• [AIM]:
The listing below should be written out exactly; please include all of it.

• [ENTRIES]:
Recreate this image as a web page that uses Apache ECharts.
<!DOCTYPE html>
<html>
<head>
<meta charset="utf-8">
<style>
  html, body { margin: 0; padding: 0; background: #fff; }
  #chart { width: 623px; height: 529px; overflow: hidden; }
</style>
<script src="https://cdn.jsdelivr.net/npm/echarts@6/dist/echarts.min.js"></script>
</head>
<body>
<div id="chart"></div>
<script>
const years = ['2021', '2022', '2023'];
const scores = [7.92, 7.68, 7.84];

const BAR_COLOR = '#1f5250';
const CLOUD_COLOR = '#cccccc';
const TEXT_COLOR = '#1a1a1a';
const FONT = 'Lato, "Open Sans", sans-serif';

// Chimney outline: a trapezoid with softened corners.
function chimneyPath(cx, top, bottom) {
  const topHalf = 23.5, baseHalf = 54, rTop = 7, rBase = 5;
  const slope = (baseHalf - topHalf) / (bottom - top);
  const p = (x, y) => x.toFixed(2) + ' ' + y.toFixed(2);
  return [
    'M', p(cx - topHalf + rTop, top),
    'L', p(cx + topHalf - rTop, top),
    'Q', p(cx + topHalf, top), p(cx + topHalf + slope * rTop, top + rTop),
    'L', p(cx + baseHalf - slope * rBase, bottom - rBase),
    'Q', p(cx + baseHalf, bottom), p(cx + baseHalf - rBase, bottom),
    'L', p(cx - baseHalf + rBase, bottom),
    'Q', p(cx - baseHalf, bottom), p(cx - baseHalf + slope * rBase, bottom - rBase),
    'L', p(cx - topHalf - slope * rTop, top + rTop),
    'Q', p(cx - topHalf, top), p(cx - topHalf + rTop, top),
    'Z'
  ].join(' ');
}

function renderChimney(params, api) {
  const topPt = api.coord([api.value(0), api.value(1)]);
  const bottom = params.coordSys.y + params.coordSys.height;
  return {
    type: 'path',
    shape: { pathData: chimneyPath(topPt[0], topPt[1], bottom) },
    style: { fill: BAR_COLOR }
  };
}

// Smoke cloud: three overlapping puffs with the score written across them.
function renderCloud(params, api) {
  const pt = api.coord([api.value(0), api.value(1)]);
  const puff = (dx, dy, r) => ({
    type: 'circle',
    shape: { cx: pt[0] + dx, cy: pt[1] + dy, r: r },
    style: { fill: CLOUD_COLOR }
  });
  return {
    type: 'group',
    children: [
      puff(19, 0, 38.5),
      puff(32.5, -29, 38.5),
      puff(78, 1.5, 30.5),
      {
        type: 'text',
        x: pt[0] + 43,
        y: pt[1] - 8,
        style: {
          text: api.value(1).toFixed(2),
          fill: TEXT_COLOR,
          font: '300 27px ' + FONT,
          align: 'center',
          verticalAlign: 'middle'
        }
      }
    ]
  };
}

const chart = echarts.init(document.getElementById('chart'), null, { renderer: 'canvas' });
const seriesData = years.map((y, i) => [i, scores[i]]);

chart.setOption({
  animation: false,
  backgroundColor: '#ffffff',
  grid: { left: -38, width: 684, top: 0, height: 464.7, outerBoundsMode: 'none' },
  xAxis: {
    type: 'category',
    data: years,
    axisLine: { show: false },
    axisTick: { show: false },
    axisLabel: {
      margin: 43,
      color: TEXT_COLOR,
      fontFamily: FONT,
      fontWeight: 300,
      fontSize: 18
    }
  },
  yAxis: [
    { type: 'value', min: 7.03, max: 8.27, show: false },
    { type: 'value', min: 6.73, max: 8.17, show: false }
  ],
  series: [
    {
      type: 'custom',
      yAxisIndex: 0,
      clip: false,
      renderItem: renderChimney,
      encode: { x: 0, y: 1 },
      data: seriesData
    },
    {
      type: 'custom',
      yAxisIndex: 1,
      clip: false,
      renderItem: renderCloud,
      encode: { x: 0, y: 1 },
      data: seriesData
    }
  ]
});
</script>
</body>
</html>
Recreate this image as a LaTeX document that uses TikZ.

• [FINAL RESULT]:
Recreate this image as a web page that uses Apache ECharts.
<!DOCTYPE html>
<html>
<head>
<meta charset="utf-8">
<style>
  html, body { margin: 0; padding: 0; background: #fff; }
  #chart { width: 623px; height: 529px; overflow: hidden; }
</style>
<script src="https://cdn.jsdelivr.net/npm/echarts@6/dist/echarts.min.js"></script>
</head>
<body>
<div id="chart"></div>
<script>
const years = ['2021', '2022', '2023'];
const scores = [7.92, 7.68, 7.84];

const BAR_COLOR = '#1f5250';
const CLOUD_COLOR = '#cccccc';
const TEXT_COLOR = '#1a1a1a';
const FONT = 'Lato, "Open Sans", sans-serif';

// Chimney outline: a trapezoid with softened corners.
function chimneyPath(cx, top, bottom) {
  const topHalf = 23.5, baseHalf = 54, rTop = 7, rBase = 5;
  const slope = (baseHalf - topHalf) / (bottom - top);
  const p = (x, y) => x.toFixed(2) + ' ' + y.toFixed(2);
  return [
    'M', p(cx - topHalf + rTop, top),
    'L', p(cx + topHalf - rTop, top),
    'Q', p(cx + topHalf, top), p(cx + topHalf + slope * rTop, top + rTop),
    'L', p(cx + baseHalf - slope * rBase, bottom - rBase),
    'Q', p(cx + baseHalf, bottom), p(cx + baseHalf - rBase, bottom),
    'L', p(cx - baseHalf + rBase, bottom),
    'Q', p(cx - baseHalf, bottom), p(cx - baseHalf + slope * rBase, bottom - rBase),
    'L', p(cx - topHalf - slope * rTop, top + rTop),
    'Q', p(cx - topHalf, top), p(cx - topHalf + rTop, top),
    'Z'
  ].join(' ');
}

function renderChimney(params, api) {
  const topPt = api.coord([api.value(0), api.value(1)]);
  const bottom = params.coordSys.y + params.coordSys.height;
  return {
    type: 'path',
    shape: { pathData: chimneyPath(topPt[0], topPt[1], bottom) },
    style: { fill: BAR_COLOR }
  };
}

// Smoke cloud: three overlapping puffs with the score written across them.
function renderCloud(params, api) {
  const pt = api.coord([api.value(0), api.value(1)]);
  const puff = (dx, dy, r) => ({
    type: 'circle',
    shape: { cx: pt[0] + dx, cy: pt[1] + dy, r: r },
    style: { fill: CLOUD_COLOR }
  });
  return {
    type: 'group',
    children: [
      puff(19, 0, 38.5),
      puff(32.5, -29, 38.5),
      puff(78, 1.5, 30.5),
      {
        type: 'text',
        x: pt[0] + 43,
        y: pt[1] - 8,
        style: {
          text: api.value(1).toFixed(2),
          fill: TEXT_COLOR,
          font: '300 27px ' + FONT,
          align: 'center',
          verticalAlign: 'middle'
        }
      }
    ]
  };
}

const chart = echarts.init(document.getElementById('chart'), null, { renderer: 'canvas' });
const seriesData = years.map((y, i) => [i, scores[i]]);

chart.setOption({
  animation: false,
  backgroundColor: '#ffffff',
  grid: { left: -38, width: 684, top: 0, height: 464.7, outerBoundsMode: 'none' },
  xAxis: {
    type: 'category',
    data: years,
    axisLine: { show: false },
    axisTick: { show: false },
    axisLabel: {
      margin: 43,
      color: TEXT_COLOR,
      fontFamily: FONT,
      fontWeight: 300,
      fontSize: 18
    }
  },
  yAxis: [
    { type: 'value', min: 7.03, max: 8.27, show: false },
    { type: 'value', min: 6.73, max: 8.17, show: false }
  ],
  series: [
    {
      type: 'custom',
      yAxisIndex: 0,
      clip: false,
      renderItem: renderChimney,
      encode: { x: 0, y: 1 },
      data: seriesData
    },
    {
      type: 'custom',
      yAxisIndex: 1,
      clip: false,
      renderItem: renderCloud,
      encode: { x: 0, y: 1 },
      data: seriesData
    }
  ]
});
</script>
</body>
</html>
Recreate this image as a LaTeX document that uses TikZ.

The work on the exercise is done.